[EXERCISE REQUIREMENTS] Quote from the first line below through the line that contains "import plotly.graph_objects as go", both included, and leave the pictures out.

☆ ☆ ☆

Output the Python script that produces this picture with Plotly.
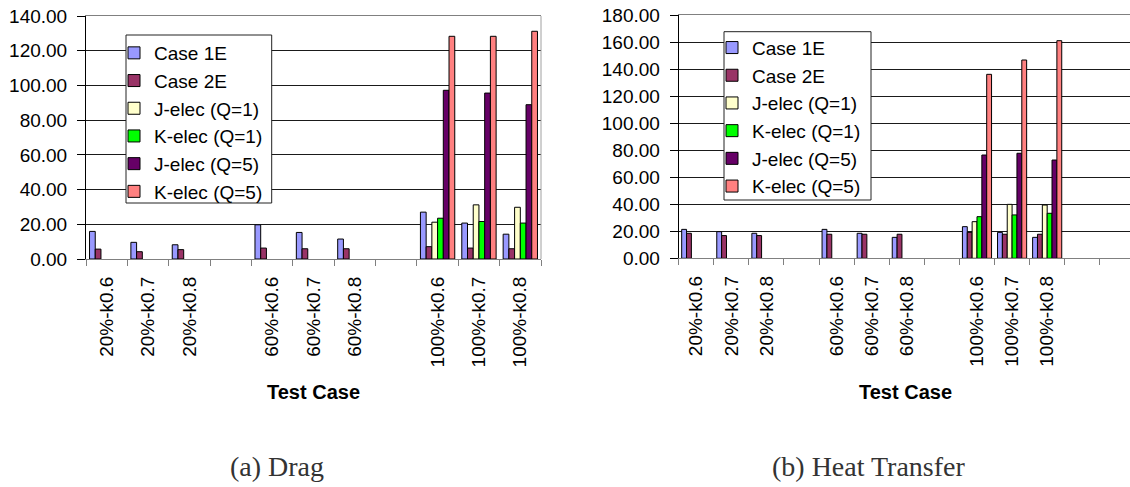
import plotly.graph_objects as go

# Test cases along the x axis (blank slots separate the groups)
categories_drag = ["20%-k0.6", "20%-k0.7", "20%-k0.8", " ",
                   "60%-k0.6", "60%-k0.7", "60%-k0.8", "  ",
                   "100%-k0.6", "100%-k0.7", "100%-k0.8"]
categories_heat = categories_drag + ["   ", "    "]

series_names = ["Case 1E", "Case 2E", "J-elec (Q=1)", "K-elec (Q=1)",
                "J-elec (Q=5)", "K-elec (Q=5)"]
series_colors = ["#9999FF", "#993366", "#FFFFCC", "#00FF00", "#660066", "#FF8080"]

# Drag
drag_case1e = [15.9, 9.6, 8.2, None, 19.7, 15.3, 11.5, None, 27.0, 20.7, 14.3]
drag_case2e = [5.7, 4.2, 5.4, None, 6.3, 5.9, 5.9, None, 7.1, 6.3, 5.9]
drag_j_q1 = [None, None, None, None, None, None, None, None, 21.2, 31.2, 29.8]
drag_k_q1 = [None, None, None, None, None, None, None, None, 23.5, 21.6, 20.7]
drag_j_q5 = [None, None, None, None, None, None, None, None, 97.2, 95.6, 88.9]
drag_k_q5 = [None, None, None, None, None, None, None, None, 128.3, 128.3, 131.2]

# Heat transfer
heat_case1e = [21.4, 19.7, 18.5, None, 21.4, 18.5, 15.5, None, 23.4, 19.2, 15.5, None, None]
heat_case2e = [18.5, 16.8, 16.8, None, 17.8, 17.8, 17.8, None, 19.2, 17.8, 17.8, None, None]
heat_j_q1 = [None, None, None, None, None, None, None, None, 27.1, 39.9, 39.4, None, None]
heat_k_q1 = [None, None, None, None, None, None, None, None, 30.8, 32.1, 33.3, None, None]
heat_j_q5 = [None, None, None, None, None, None, None, None, 76.4, 77.7, 72.7, None, None]
heat_k_q5 = [None, None, None, None, None, None, None, None, 136.1, 146.7, 161.0, None, None]

drag_series = [drag_case1e, drag_case2e, drag_j_q1, drag_k_q1, drag_j_q5, drag_k_q5]
heat_series = [heat_case1e, heat_case2e, heat_j_q1, heat_k_q1, heat_j_q5, heat_k_q5]

W, H = 1130, 487
FONT = "Liberation Sans, Arial, sans-serif"

fig = go.Figure()

for i, (name, color) in enumerate(zip(series_names, series_colors)):
    fig.add_trace(go.Bar(
        x=categories_drag, y=drag_series[i], name=name,
        marker=dict(color=color, line=dict(color="#000000", width=1)),
        xaxis="x", yaxis="y", legend="legend", legendgroup="d%d" % i,
    ))
for i, (name, color) in enumerate(zip(series_names, series_colors)):
    fig.add_trace(go.Bar(
        x=categories_heat, y=heat_series[i], name=name,
        marker=dict(color=color, line=dict(color="#000000", width=1)),
        xaxis="x2", yaxis="y2", legend="legend2", legendgroup="h%d" % i,
    ))


def px_x(v):
    return v / W


def px_y(v):
    return 1 - v / H


xcommon = dict(
    type="category", tickson="boundaries", ticks="outside", ticklen=6,
    tickcolor="#808080", tickwidth=1, tickangle=-90, ticklabelstandoff=9,
    showline=True, linecolor="#808080", linewidth=1, mirror=True,
    showgrid=False, zeroline=False, automargin=False,
    tickfont=dict(family=FONT, size=19, color="#000000"),
)
ycommon = dict(
    ticks="outside", ticklen=8, tickcolor="#000000", tickwidth=1,
    ticklabelstandoff=6, automargin=False,
    showline=True, linecolor="#000000", linewidth=1,
    showgrid=True, gridcolor="#1a1a1a", gridwidth=1, zeroline=False,
    tickformat=".2f", tickfont=dict(family=FONT, size=19, color="#000000"),
)
legend_common = dict(
    xanchor="left", yanchor="top",
    bgcolor="rgba(0,0,0,0)", borderwidth=0,
    font=dict(family=FONT, size=19, color="#000000"),
    traceorder="grouped", tracegroupgap=0,
)

fig.update_layout(
    template="none",
    width=W, height=H,
    margin=dict(l=0, r=0, t=0, b=0, autoexpand=False),
    paper_bgcolor="white", plot_bgcolor="white",
    barmode="group", bargap=0.17, bargroupgap=0,
    xaxis=dict(xcommon, domain=[px_x(86), px_x(541)], anchor="y",
               categoryorder="array", categoryarray=categories_drag,
               range=[-0.5, len(categories_drag) - 0.5]),
    yaxis=dict(ycommon, domain=[px_y(259), px_y(16)], anchor="x",
               range=[0, 140], dtick=20),
    xaxis2=dict(xcommon, domain=[px_x(678.7), 1.0], anchor="y2",
                categoryorder="array", categoryarray=categories_heat,
                range=[-0.5, 12.36]),
    yaxis2=dict(ycommon, domain=[px_y(258.3), px_y(15)], anchor="x2",
                range=[0, 180], dtick=20),
    legend=dict(legend_common, x=px_x(114), y=px_y(34)),
    legend2=dict(legend_common, x=px_x(712), y=px_y(28.7)),
    showlegend=True,
)

# Legend frames (white boxes behind the legend entries)
for x0, x1, y0, y1 in [(126, 271.7, 35, 203), (724, 871, 31.7, 200)]:
    fig.add_shape(type="rect", xref="paper", yref="paper", layer="above",
                  x0=px_x(x0), x1=px_x(x1), y0=px_y(y1), y1=px_y(y0),
                  fillcolor="white", line=dict(color="#222222", width=1))

# Right-hand plot-area border of the drag chart
fig.add_shape(type="line", xref="paper", yref="paper",
              x0=px_x(541), x1=px_x(541), y0=px_y(259), y1=px_y(16),
              line=dict(color="#A0A0A0", width=1))

# Axis titles and panel captions
for cx, txt in [(313, "Test Case"), (905, "Test Case")]:
    fig.add_annotation(x=px_x(cx), y=px_y(392), xref="paper", yref="paper",
                       xanchor="center", yanchor="middle",
                       text="<b>%s</b>" % txt, showarrow=False,
                       font=dict(family=FONT, size=20, color="#000000"))
for cx, txt in [(277, "(a) Drag"), (869, "(b) Heat Transfer")]:
    fig.add_annotation(x=px_x(cx), y=px_y(466), xref="paper", yref="paper",
                       xanchor="center", yanchor="middle",
                       text=txt, showarrow=False,
                       font=dict(family="Liberation Serif, serif", size=28,
                                 color="#333333"))

fig.write_html("out.html")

☆ ☆ ☆

[RESPONSE]
Output the Python script that produces this picture with Plotly.
import plotly.graph_objects as go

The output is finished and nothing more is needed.